Pria berbaju hijau itu tak menggubris kecaman Naresh yang saat itu masih berusia 23 tahun. Disitu Naresh bersumpah akan terus mencari tahu semua kebenaran di balik kematian Mama tercintanya, belum lagi begitu Naresh mengetahui bahwa uang asuransi Mamanya yang secara mendadak lenyap mengatasnamakan sumbangan yayasan rumah sakit yang merupakan milik keluarga almarhumah Mamanya. Naresh semakin curiga ini semua ada tangan yang turut ikut campur.
“Tapi saya ada wasiat dari almarhumah Mama saya—”
“Mohon maaf, sumbangan ini juga sudah di tandatangani oleh ahli warisnya sendiri.”
“Mbak saya ada surat wasiat resminya—”
“Sekali lagi mohon maaf. Kami tidak bisa melayani permintaan Anda.”

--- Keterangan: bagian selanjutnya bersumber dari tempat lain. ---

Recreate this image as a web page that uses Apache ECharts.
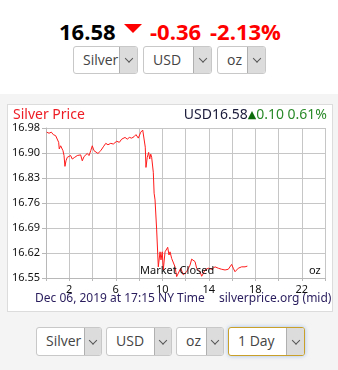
<!DOCTYPE html>
<html>
<head>
<meta charset="utf-8">
<script src="https://cdn.jsdelivr.net/npm/echarts@6/dist/echarts.min.js"></script>
<style>
  html, body { margin: 0; padding: 0; }
  body { width: 338px; height: 370px; position: relative; overflow: hidden; background: #f4f4f4; font-family: "Open Sans", "Noto Sans", sans-serif; }
  #top { position: absolute; left: 0; top: 0; width: 338px; height: 94px; background: #fff; }
  .hdr { position: absolute; top: 16px; font-weight: bold; font-size: 22px; line-height: 30px; white-space: nowrap; }
  .tri { position: absolute; left: 124px; top: 24px; width: 0; height: 0; border-left: 9px solid transparent; border-right: 9px solid transparent; border-top: 9px solid #ff0000; }
  .sel { position: absolute; box-sizing: border-box; height: 28px; border: 1px solid #c8c8c8; border-radius: 3px; background: #fff; font-size: 14px; color: #444; line-height: 26px; }
  .sel .t { position: absolute; left: 9px; top: 0; }
  .sel .a { position: absolute; top: 0; right: 0; bottom: 0; background: #dcdcdc; border-left: 1px solid #b0b0b0; border-radius: 0 2px 2px 0; }
  .sel .a::after { content: ""; position: absolute; left: 50%; top: 50%; width: 5px; height: 5px; border-right: 1px solid #555; border-bottom: 1px solid #555; transform: translate(-50%, -75%) rotate(45deg); }
  #box { position: absolute; left: 7px; top: 104px; width: 326px; height: 208px; box-sizing: border-box; background: #fff; border: 1px solid #dcdcdc; }
  #chart { position: absolute; left: 0; top: 0; width: 338px; height: 370px; }
</style>
</head>
<body>
<div id="top">
  <div class="hdr" style="left:59px;color:#000;">16.58</div>
  <div class="tri"></div>
  <div class="hdr" style="left:150px;color:#ff0000;">-0.36</div>
  <div class="hdr" style="left:210px;color:#ff0000;">-2.13%</div>
  <div class="sel" style="left:73px;top:46px;width:65px;"><span class="t">Silver</span><span class="a" style="width:17px;"></span></div>
  <div class="sel" style="left:143px;top:46px;width:69px;"><span class="t">USD</span><span class="a" style="width:17px;"></span></div>
  <div class="sel" style="left:217px;top:46px;width:49px;"><span class="t">oz</span><span class="a" style="width:17px;"></span></div>
</div>
<div id="box"></div>
<div class="sel" style="left:36px;top:327px;width:66px;height:29px;"><span class="t">Silver</span><span class="a" style="width:16px;"></span></div>
<div class="sel" style="left:106px;top:327px;width:66px;height:29px;"><span class="t">USD</span><span class="a" style="width:16px;"></span></div>
<div class="sel" style="left:176px;top:327px;width:48px;height:29px;"><span class="t">oz</span><span class="a" style="width:16px;"></span></div>
<div class="sel" style="left:228px;top:327px;width:77px;height:29px;border-color:#c9a02a;box-shadow:0 0 4px rgba(110,160,230,0.6);"><span class="t">1 Day</span><span class="a" style="width:17px;"></span></div>
<div id="chart"></div>
<script>
// ---- data (hours of day, price in USD/oz) ----
var hours = [0.06,0.26,0.46,0.63,0.83,0.97,1.09,1.14,1.26,1.38,1.46,1.55,1.63,1.72,1.83,1.98,2.12,2.26,2.47,2.69,2.84,2.98,3.12,3.27,3.42,3.55,3.70,3.85,3.98,4.13,4.28,4.47,4.71,4.93,5.14,5.33,5.57,5.79,6.08,6.31,6.51,6.65,6.80,6.99,7.17,7.37,7.57,7.74,7.94,8.15,8.32,8.43,8.54,8.60,8.71,8.83,8.92,9.01,9.09,9.18,9.23,9.30,9.38,9.52,9.66,9.81,9.89,10.00,10.09,10.24,10.38,10.47,10.58,10.67,10.81,10.95,11.10,11.24,11.38,11.59,11.81,12.10,12.39,12.53,12.67,12.82,12.96,13.10,13.25,13.39,13.53,13.68,13.82,13.96,14.11,14.25,14.39,14.54,14.68,14.82,14.97,15.11,15.25,15.40,15.54,15.68,15.83,15.97,16.11,16.26,16.40,16.54,16.69,16.83,16.97,17.12,17.32];
var prices = [16.968,16.965,16.968,16.961,16.958,16.955,16.939,16.920,16.929,16.934,16.915,16.901,16.870,16.886,16.896,16.891,16.901,16.891,16.896,16.901,16.896,16.903,16.886,16.898,16.893,16.907,16.901,16.915,16.929,16.915,16.910,16.907,16.915,16.926,16.936,16.932,16.936,16.934,16.942,16.939,16.948,16.946,16.953,16.948,16.953,16.951,16.955,16.961,16.951,16.968,16.974,16.974,16.925,16.867,16.896,16.910,16.891,16.905,16.896,16.901,16.853,16.793,16.774,16.688,16.582,16.625,16.602,16.625,16.573,16.625,16.630,16.638,16.616,16.625,16.606,16.611,16.582,16.554,16.550,16.578,16.559,16.568,16.587,16.604,16.599,16.597,16.578,16.575,16.568,16.555,16.563,16.573,16.573,16.578,16.578,16.575,16.578,16.582,16.580,16.578,16.573,16.575,16.570,16.573,16.570,16.575,16.580,16.589,16.578,16.568,16.573,16.578,16.576,16.582,16.580,16.582,16.584];
var yTicks = ["16.55","16.62","16.69","16.76","16.83","16.90","16.98"];
var xTicks = ["2","6","10","14","18","22"];
var yMin = 16.55, yMax = 16.98;

var yStep = (yMax - yMin) / (yTicks.length - 1);
var seriesData = hours.map(function (h, i) { return [h, prices[i]]; });

var chart = echarts.init(document.getElementById('chart'), null, { renderer: 'canvas' });
var gridColor = '#c6c6c6';
var txtFont = '"Noto Sans", "DejaVu Sans", sans-serif';
chart.setOption({
  animation: false,
  backgroundColor: 'transparent',
  grid: { left: 46, top: 128, width: 279, height: 150, containLabel: false },
  xAxis: {
    type: 'value', min: 0, max: 24, interval: 2,
    axisLine: { show: true, lineStyle: { color: '#b8b8b8', width: 1 } },
    axisTick: { show: true, length: 3, lineStyle: { color: '#b8b8b8' } },
    splitLine: { show: true, lineStyle: { color: gridColor, width: 1 } },
    axisLabel: {
      margin: 6, color: '#111', fontSize: 11, fontFamily: txtFont,
      formatter: function (v) { var s = String(Math.round(v)); return xTicks.indexOf(s) >= 0 ? s : ''; }
    }
  },
  yAxis: {
    type: 'value', min: yMin, max: yMax, interval: yStep,
    axisLine: { show: true, lineStyle: { color: '#b8b8b8', width: 1 } },
    axisTick: { show: true, length: 4, lineStyle: { color: '#b8b8b8' } },
    splitLine: { show: true, lineStyle: { color: gridColor, width: 1 } },
    axisLabel: {
      margin: 6, color: '#111', fontSize: 11, fontFamily: txtFont,
      formatter: function (v) { var i = Math.round((v - yMin) / yStep); return yTicks[i] || ''; }
    }
  },
  series: [{
    type: 'line', data: seriesData, showSymbol: false, symbol: 'none',
    lineStyle: { color: '#ff1a1a', width: 1 }, z: 3
  }],
  graphic: [
    { type: 'text', left: 13, top: 108, style: { text: 'Silver Price', fill: '#ee1c24', fontSize: 14, fontFamily: txtFont } },
    { type: 'text', right: 11, top: 108, style: {
        text: '{a|USD16.58}{t|▲}{g|0.10 0.61%}', fontSize: 14, fontFamily: txtFont,
        rich: {
          a: { fill: '#1a1a3a', fontSize: 14, fontFamily: txtFont },
          t: { fill: '#0b6b0b', fontSize: 11, fontFamily: txtFont },
          g: { fill: '#2a8a2a', fontSize: 14, fontFamily: txtFont }
        } } },
    { type: 'text', left: 140, top: 265, z: 10, style: { text: 'Market Closed', fill: '#111', fontSize: 11, fontFamily: txtFont } },
    { type: 'text', left: 309, top: 265, z: 10, style: { text: 'oz', fill: '#111', fontSize: 11, fontFamily: txtFont } },
    { type: 'text', left: 35, top: 293, style: { text: 'Dec 06, 2019 at 17:15 NY Time', fill: '#2a1d5e', fontSize: 12, fontFamily: txtFont } },
    { type: 'text', left: 219, top: 293, style: { text: 'silverprice.org (mid)', fill: '#2a1d5e', fontSize: 12, fontFamily: txtFont } }
  ]
});
</script>
</body>
</html>
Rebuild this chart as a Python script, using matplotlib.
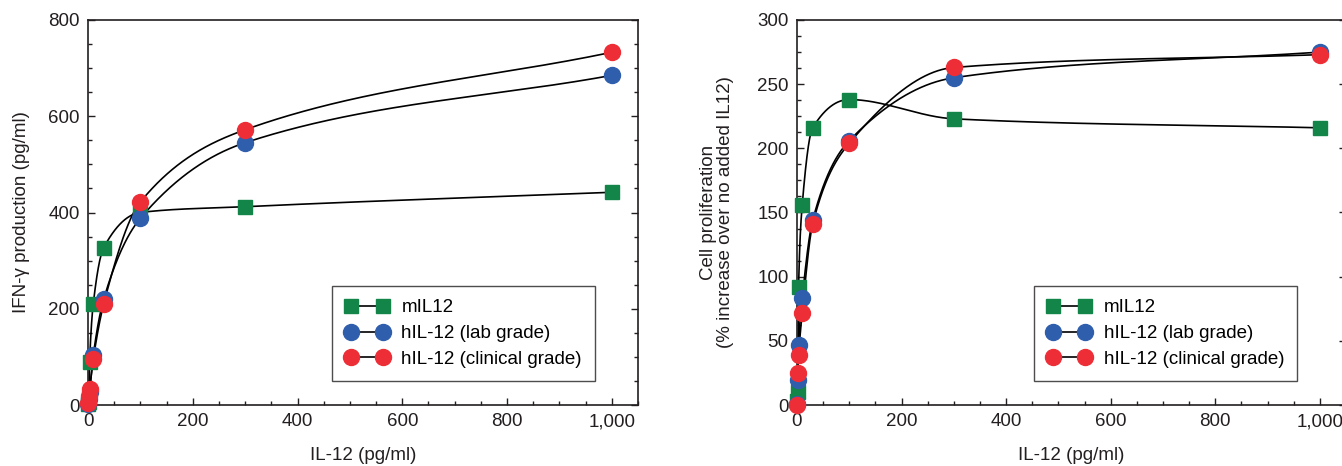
import numpy as np
import matplotlib
matplotlib.use("Agg")
import matplotlib.pyplot as plt
from matplotlib.ticker import MultipleLocator, AutoMinorLocator, FuncFormatter

plt.rcParams["font.family"] = ["Liberation Sans", "DejaVu Sans"]

# doses (pg/ml)
dose = [0.3, 1, 3, 10, 30, 100, 300, 1000]

# IFN-gamma production (pg/ml)
ifn_m = [2, 6, 90, 210, 327, 400, 412, 442]
ifn_lab = [3, 12, 28, 103, 220, 388, 545, 685]
ifn_clin = [5, 19, 33, 95, 210, 422, 572, 733]

# cell proliferation (% increase over no added IL12)
prol_m = [3, 10, 92, 156, 216, 238, 223, 216]
prol_lab = [1, 19.5, 47, 83, 144, 206, 255, 275]
prol_clin = [0, 25, 39, 72, 141, 204, 263, 273]

labels = ["mIL12", "hIL-12 (lab grade)", "hIL-12 (clinical grade)"]
colors = ["#138548", "#2f5ead", "#ee2e36"]
markers = ["s", "o", "o"]
msizes = [10, 11.5, 11.5]

FS = 13.5
TXT = "#231f20"


def pchip(x, y, xs):
    # monotone cubic through the measured points, used only for the drawn curve
    x = np.asarray(x, float)
    y = np.asarray(y, float)
    h = np.diff(x)
    d = np.diff(y) / h
    n = len(x)
    m = np.zeros(n)
    for k in range(1, n - 1):
        if d[k - 1] * d[k] > 0:
            w1 = 2 * h[k] + h[k - 1]
            w2 = h[k] + 2 * h[k - 1]
            m[k] = (w1 + w2) / (w1 / d[k - 1] + w2 / d[k])
    m[0] = d[0]
    m[-1] = d[-1]
    idx = np.clip(np.searchsorted(x, xs) - 1, 0, n - 2)
    t = (xs - x[idx]) / h[idx]
    h00 = 2 * t**3 - 3 * t**2 + 1
    h10 = t**3 - 2 * t**2 + t
    h01 = -2 * t**3 + 3 * t**2
    h11 = t**3 - t**2
    return (h00 * y[idx] + h10 * h[idx] * m[idx]
            + h01 * y[idx + 1] + h11 * h[idx] * m[idx + 1])


def thousands(v, pos):
    return f"{int(v):,}"


def draw_panel(ax, series, ymax, ymajor, ylabel, ypad, leg_x):
    xs = np.concatenate([np.linspace(dose[0], 30, 300), np.linspace(30, dose[-1], 600)[1:]])
    for vals in series:
        ax.plot(xs, pchip(dose, vals, xs), color="black", lw=1.2, zorder=2)
    handles = []
    for i, vals in enumerate(series):
        ax.plot(dose, vals, linestyle="none", marker=markers[i], ms=msizes[i],
                color=colors[i], mec=colors[i], zorder=3 + i, clip_on=False)
        h, = ax.plot([], [], color="black", lw=1.2, marker=markers[i], ms=msizes[i],
                     mfc=colors[i], mec=colors[i], label=labels[i])
        handles.append(h)

    ax.set_xlim(0, 1050)
    ax.set_ylim(0, ymax)
    ax.xaxis.set_major_locator(MultipleLocator(200))
    ax.xaxis.set_minor_locator(AutoMinorLocator(4))
    ax.yaxis.set_major_locator(MultipleLocator(ymajor))
    ax.yaxis.set_minor_locator(AutoMinorLocator(4))
    ax.xaxis.set_major_formatter(FuncFormatter(thousands))
    ax.tick_params(which="both", direction="in", right=True, top=False,
                   labelsize=FS, colors=TXT, width=1)
    ax.tick_params(which="major", length=5, pad=6)
    ax.tick_params(which="minor", length=3)
    for s in ax.spines.values():
        s.set_linewidth(1.2)
        s.set_color(TXT)
    ax.set_xlabel("IL-12 (pg/ml)", fontsize=FS, labelpad=12, color=TXT)
    ax.set_ylabel(ylabel, fontsize=FS, color=TXT, labelpad=ypad, linespacing=1.0)

    leg = ax.legend(handles=handles, loc="lower right", bbox_to_anchor=(leg_x, 0.062),
                    borderaxespad=0, numpoints=2, handlelength=2.3, fontsize=FS,
                    frameon=True, fancybox=False, edgecolor=TXT, borderpad=0.7,
                    labelspacing=0.47, handletextpad=0.7)
    leg.get_frame().set_linewidth(1.0)


fig = plt.figure(figsize=(13.42, 4.66), dpi=100)
ax1 = fig.add_axes([88 / 1342, 61 / 466, 550 / 1342, 385 / 466])
ax2 = fig.add_axes([797 / 1342, 61 / 466, 549 / 1342, 385 / 466])

draw_panel(ax1, [ifn_m, ifn_lab, ifn_clin], 800, 200,
           "IFN-\u03b3 production (pg/ml)", 13, 0.922)
draw_panel(ax2, [prol_m, prol_lab, prol_clin], 300, 50,
           "Cell proliferation\n(% increase over no added IL12)", 17, 0.911)

fig.savefig("out.png", dpi=100)
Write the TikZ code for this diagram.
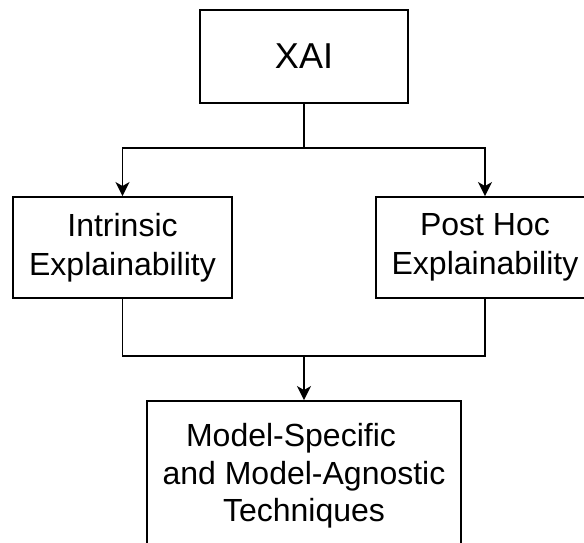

Naresh mengepal tangannya kuat-kuat...
“Rangga brengsek...”
“Kenapa gejala Anela jadi kayak gini...”
Mata Naresh memencak lebar bahkan hatinya gelisah. Ia tak mau dugaannya menjadi kenyataan.
“Gue harus check lagi kondisinya, gue gak mau dugaan gue bener...” “Ah Aisyah ini, jadi perawat kok gak peka banget sih?! Yaudah gue aja yang pergi kesana!”
Naresh segera mengambil kunci mobilnya dan berlari kecil menyusuri lorong menuju parkiran mobilnya.
Ia harus menuntaskan semua kegelisahannya.